Introverts need time alone. Note that I stated, “need,” not “want.” It’s really necessary for us to function at our best. Yet, so many of us struggle with finding (or perhaps allowing ourselves) that needed time alone. Why do we find this so difficult? I believe there are many possible reasons.

Here are some beliefs and/or behavior that get in the way of having as much alone time as you need:

* Not acknowledging the necessity of some time alone

* A tendency to over commit because you don’t want to appear “lazy”

* An inability or reluctance to say “No”

* Identifying solitude as unhealthy or unnatural

* Fearing others will label you rude, weird, anti-social (or worse) if you reveal your preference

* Believing you have to justify your need before you can satisfy it

* Comparing yourself to others with different social needs and thinking something’s wrong with you (hint, we’re all different, so please stop comparing)

And the biggie (in my opinion): Waiting for permission to take time for yourself.

Are you waiting for permission? In other words, do you wait for someone else to approve of how you choose to spend your time? Do you feel you have to “explain” or apologize for those times you want to spend alone? Do you not take time for yourself unless you can think up a “good reason” for it?

I experienced a big “aha” moment once I realized that I was waiting for permission from other people before I let myself follow my own inclinations. A bigger “aha” immediately followed: “There’s no one stopping me but me. I’m the one withholding permission from myself.”

Do your introvert self a huge favor and give yourself permission to be who you are. This affects some much more than allowing yourself the needed alone time – but getting your needed alone time consistently is an excellent first step to functioning optimally.

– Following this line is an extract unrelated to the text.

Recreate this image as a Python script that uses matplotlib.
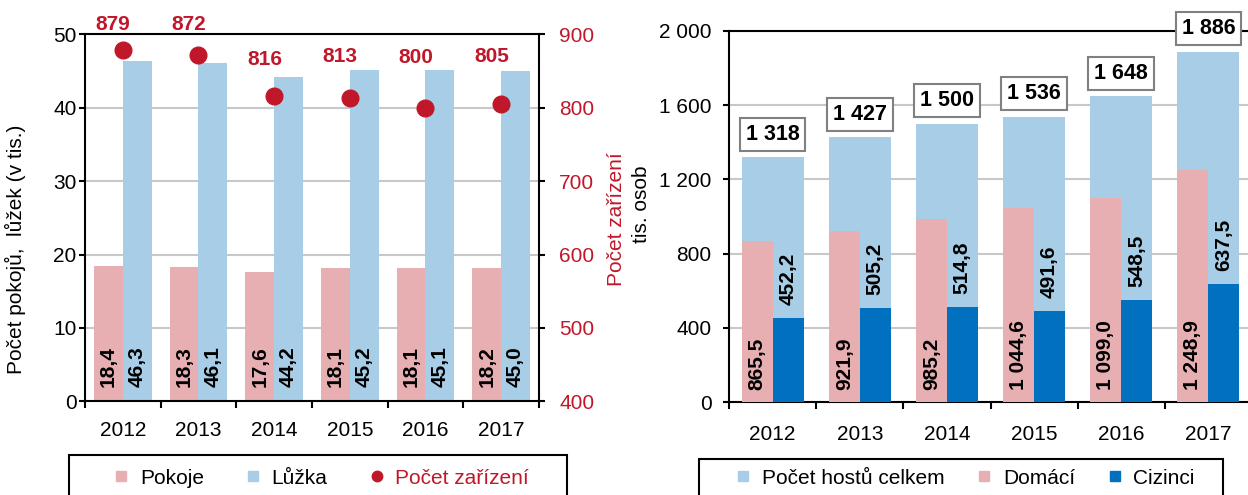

Be forewarned: giving yourself permission will not suddenly make extra time appear! If you are a typical overworked, over committed, overwhelmed person (and who isn’t these days) it will challenge your time management skills to fit in that alone time. Whatever time management approach you choose, try regarding your alone time as a “must have” instead of “nice to have” and see if that opens up some opportunities you have previously overlooked (or denied yourself).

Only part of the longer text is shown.